WRITTEN REQUEST.
State how many lines in these records contain the word "script", and nothing else.

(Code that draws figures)
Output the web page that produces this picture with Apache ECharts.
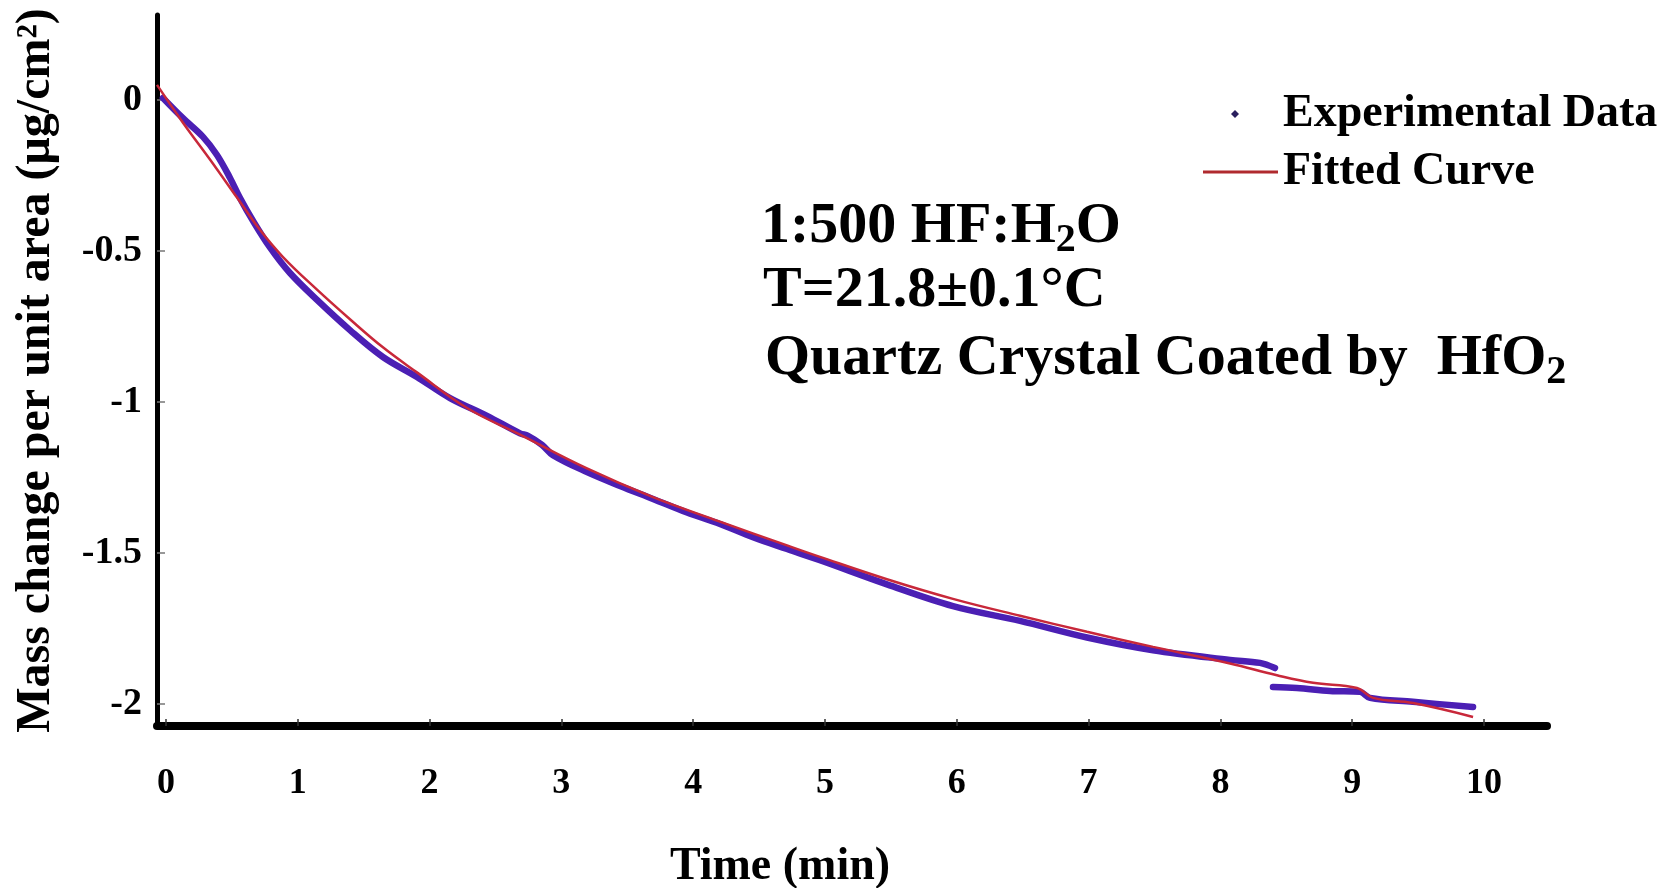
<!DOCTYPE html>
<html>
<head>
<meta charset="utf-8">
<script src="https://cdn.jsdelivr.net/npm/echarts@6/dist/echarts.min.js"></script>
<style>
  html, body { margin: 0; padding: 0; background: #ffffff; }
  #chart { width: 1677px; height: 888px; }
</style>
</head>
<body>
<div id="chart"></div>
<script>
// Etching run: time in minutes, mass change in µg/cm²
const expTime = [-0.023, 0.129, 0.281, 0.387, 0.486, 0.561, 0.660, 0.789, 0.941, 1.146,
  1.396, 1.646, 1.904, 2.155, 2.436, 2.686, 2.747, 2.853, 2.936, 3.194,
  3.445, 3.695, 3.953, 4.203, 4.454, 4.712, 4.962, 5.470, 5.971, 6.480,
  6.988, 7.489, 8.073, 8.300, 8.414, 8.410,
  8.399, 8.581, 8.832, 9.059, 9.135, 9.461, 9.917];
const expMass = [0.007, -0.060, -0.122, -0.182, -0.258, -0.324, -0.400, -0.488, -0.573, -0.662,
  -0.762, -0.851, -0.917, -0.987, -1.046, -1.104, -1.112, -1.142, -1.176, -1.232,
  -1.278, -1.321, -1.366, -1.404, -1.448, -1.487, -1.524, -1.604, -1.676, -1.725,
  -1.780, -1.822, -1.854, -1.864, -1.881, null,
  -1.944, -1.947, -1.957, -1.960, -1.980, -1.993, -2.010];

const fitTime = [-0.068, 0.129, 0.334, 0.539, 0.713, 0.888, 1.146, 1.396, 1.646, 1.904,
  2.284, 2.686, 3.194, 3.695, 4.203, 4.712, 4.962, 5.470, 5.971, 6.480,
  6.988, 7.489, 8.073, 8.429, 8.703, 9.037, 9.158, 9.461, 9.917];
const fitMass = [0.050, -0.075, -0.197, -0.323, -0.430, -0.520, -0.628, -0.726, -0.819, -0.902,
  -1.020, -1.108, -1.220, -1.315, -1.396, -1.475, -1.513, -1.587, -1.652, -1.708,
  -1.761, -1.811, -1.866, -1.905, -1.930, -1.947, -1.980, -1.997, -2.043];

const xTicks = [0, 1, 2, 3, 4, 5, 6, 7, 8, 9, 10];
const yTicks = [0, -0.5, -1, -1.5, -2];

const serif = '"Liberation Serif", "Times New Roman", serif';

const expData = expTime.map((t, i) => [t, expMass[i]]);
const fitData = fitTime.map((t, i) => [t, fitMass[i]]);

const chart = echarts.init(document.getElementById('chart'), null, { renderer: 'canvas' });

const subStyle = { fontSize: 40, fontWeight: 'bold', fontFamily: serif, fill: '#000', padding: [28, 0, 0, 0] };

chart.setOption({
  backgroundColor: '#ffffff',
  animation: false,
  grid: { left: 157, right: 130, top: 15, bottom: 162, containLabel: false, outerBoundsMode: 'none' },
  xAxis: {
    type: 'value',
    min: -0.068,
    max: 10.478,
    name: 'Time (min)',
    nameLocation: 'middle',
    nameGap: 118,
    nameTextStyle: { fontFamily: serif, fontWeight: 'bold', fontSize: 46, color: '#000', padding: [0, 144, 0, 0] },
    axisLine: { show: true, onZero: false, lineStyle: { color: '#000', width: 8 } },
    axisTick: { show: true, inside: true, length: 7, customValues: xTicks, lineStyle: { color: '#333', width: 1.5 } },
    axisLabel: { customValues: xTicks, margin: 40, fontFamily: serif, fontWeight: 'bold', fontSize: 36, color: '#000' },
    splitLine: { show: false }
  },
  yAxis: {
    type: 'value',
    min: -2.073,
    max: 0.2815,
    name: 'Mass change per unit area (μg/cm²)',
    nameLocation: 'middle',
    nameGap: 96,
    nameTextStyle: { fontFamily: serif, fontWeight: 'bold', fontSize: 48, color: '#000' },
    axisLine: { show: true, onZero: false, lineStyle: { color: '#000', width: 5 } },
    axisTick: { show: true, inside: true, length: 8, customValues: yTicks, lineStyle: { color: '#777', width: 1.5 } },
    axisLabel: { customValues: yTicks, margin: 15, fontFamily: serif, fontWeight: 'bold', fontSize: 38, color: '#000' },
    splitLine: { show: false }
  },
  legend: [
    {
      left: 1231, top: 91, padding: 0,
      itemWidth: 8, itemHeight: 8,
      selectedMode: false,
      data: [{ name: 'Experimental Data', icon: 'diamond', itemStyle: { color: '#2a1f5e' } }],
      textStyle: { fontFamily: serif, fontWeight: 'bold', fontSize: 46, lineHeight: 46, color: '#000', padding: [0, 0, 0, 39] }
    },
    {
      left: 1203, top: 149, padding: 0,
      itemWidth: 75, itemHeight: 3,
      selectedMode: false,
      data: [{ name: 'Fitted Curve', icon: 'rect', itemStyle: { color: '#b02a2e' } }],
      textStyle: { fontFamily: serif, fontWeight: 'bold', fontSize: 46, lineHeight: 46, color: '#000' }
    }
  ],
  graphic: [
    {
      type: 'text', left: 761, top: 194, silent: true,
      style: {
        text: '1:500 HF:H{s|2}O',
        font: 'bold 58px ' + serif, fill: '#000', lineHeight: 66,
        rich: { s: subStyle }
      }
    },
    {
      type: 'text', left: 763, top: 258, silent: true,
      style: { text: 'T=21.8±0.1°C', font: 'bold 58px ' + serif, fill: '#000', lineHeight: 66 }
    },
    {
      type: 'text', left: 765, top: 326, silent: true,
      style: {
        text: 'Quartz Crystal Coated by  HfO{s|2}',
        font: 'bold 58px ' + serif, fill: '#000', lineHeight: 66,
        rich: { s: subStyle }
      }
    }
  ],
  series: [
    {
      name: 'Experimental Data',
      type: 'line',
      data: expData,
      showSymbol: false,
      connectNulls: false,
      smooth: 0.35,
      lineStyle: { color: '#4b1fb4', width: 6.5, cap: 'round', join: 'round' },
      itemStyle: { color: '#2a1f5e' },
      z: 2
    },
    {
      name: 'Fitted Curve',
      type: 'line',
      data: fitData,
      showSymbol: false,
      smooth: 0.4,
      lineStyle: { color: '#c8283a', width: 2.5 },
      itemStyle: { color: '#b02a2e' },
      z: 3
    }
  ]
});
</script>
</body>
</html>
* * *
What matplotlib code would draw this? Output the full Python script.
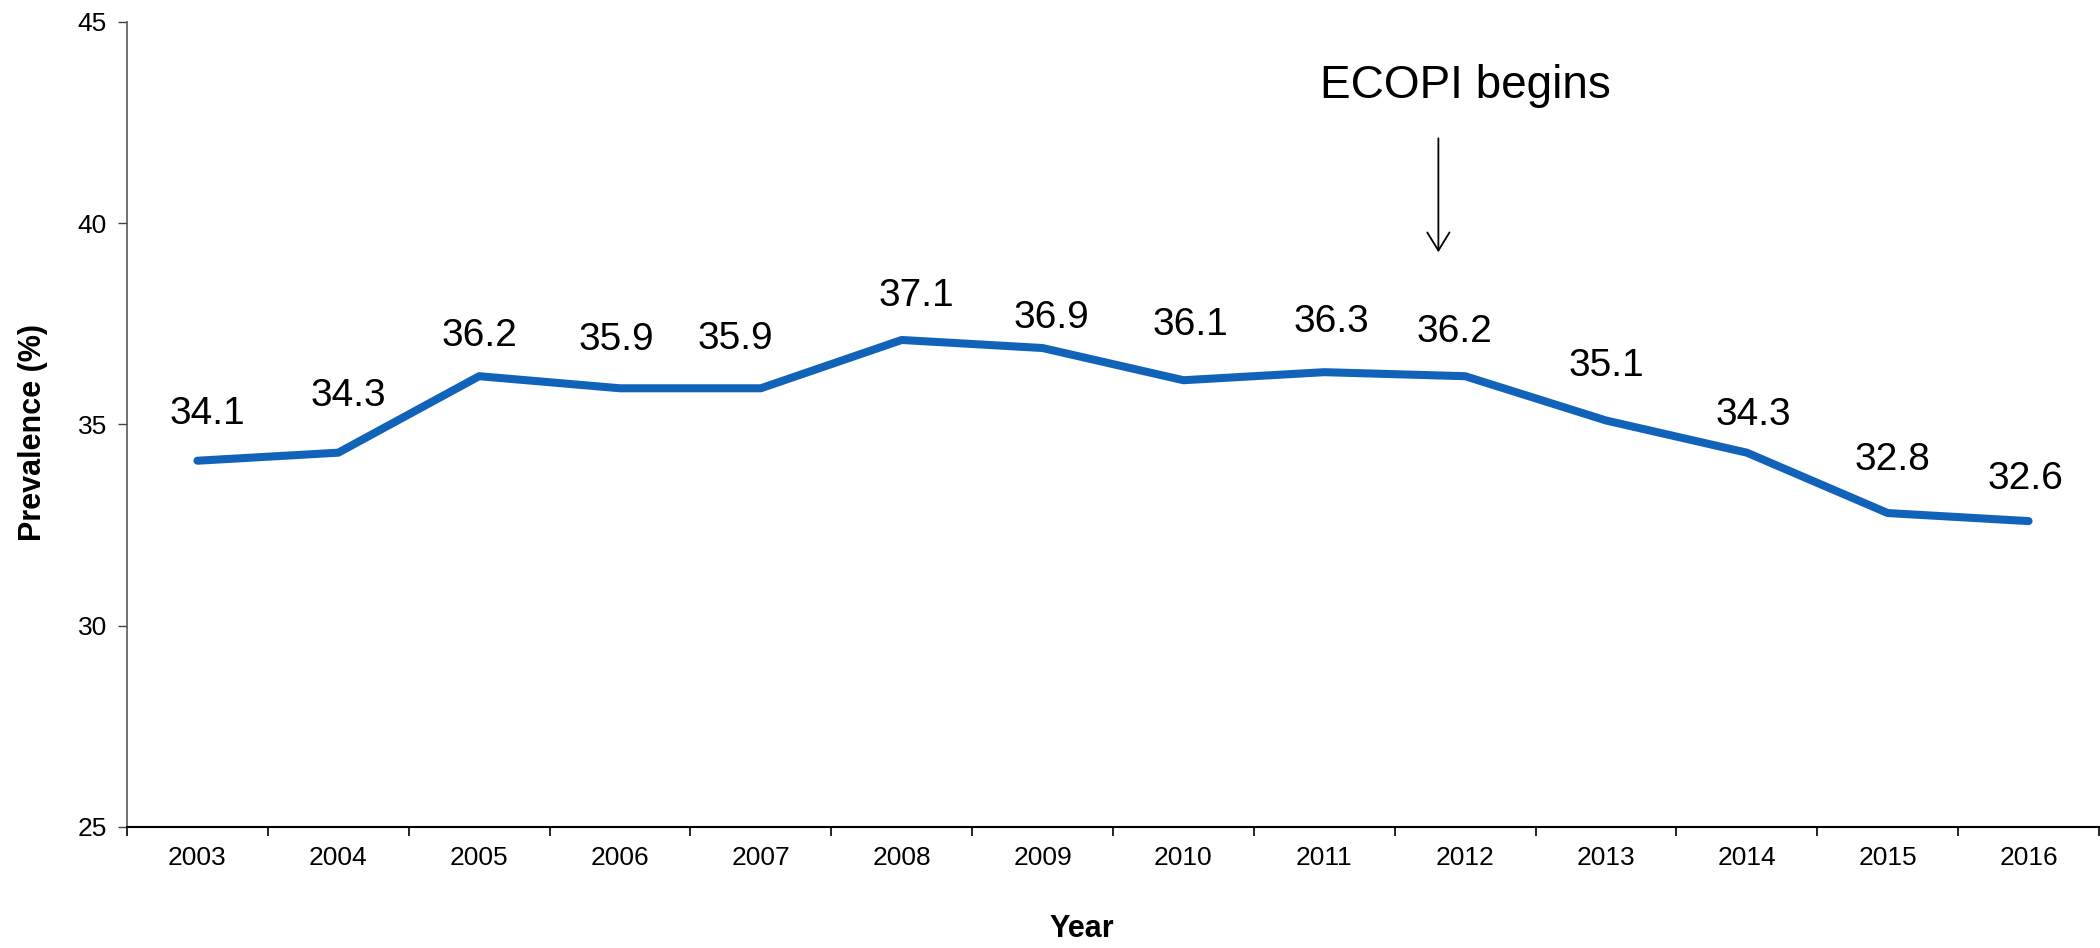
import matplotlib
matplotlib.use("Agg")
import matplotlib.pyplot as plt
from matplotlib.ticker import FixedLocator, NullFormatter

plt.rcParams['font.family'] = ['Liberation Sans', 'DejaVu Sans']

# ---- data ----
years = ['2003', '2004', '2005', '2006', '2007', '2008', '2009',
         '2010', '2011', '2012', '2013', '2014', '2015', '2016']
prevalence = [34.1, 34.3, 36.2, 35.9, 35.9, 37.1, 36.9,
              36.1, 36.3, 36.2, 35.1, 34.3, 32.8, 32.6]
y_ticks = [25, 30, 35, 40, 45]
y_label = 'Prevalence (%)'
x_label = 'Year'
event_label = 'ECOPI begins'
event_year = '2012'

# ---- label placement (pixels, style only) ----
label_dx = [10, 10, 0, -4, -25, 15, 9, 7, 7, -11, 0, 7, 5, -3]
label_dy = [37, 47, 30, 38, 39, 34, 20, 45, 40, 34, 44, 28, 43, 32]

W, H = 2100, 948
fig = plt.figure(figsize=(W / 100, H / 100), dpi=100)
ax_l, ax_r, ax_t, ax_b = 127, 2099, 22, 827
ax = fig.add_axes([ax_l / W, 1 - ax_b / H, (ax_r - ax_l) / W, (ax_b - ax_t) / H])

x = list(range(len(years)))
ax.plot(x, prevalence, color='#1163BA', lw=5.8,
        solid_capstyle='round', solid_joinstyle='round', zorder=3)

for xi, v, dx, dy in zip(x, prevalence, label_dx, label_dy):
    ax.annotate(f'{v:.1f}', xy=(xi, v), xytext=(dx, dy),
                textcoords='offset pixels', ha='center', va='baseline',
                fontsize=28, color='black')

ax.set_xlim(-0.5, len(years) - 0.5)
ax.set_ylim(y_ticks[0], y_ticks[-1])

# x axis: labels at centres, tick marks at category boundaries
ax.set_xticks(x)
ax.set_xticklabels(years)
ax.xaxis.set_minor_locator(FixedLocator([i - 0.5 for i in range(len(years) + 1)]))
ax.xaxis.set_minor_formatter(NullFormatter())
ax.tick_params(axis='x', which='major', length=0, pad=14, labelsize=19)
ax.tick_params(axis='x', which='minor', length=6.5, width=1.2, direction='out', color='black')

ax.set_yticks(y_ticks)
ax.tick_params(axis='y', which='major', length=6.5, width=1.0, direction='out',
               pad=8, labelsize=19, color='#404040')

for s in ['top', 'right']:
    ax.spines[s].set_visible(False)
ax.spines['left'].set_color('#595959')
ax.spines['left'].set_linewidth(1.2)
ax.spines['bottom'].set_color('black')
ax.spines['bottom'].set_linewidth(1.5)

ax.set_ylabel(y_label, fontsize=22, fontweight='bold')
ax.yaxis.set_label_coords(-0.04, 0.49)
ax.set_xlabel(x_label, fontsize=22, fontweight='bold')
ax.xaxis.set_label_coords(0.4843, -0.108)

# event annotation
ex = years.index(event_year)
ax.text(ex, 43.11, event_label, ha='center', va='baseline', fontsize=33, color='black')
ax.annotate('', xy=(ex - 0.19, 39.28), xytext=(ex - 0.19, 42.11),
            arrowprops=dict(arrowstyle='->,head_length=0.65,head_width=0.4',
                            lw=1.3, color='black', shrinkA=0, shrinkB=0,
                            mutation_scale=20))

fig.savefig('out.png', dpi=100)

EXERCISE ANSWER.
4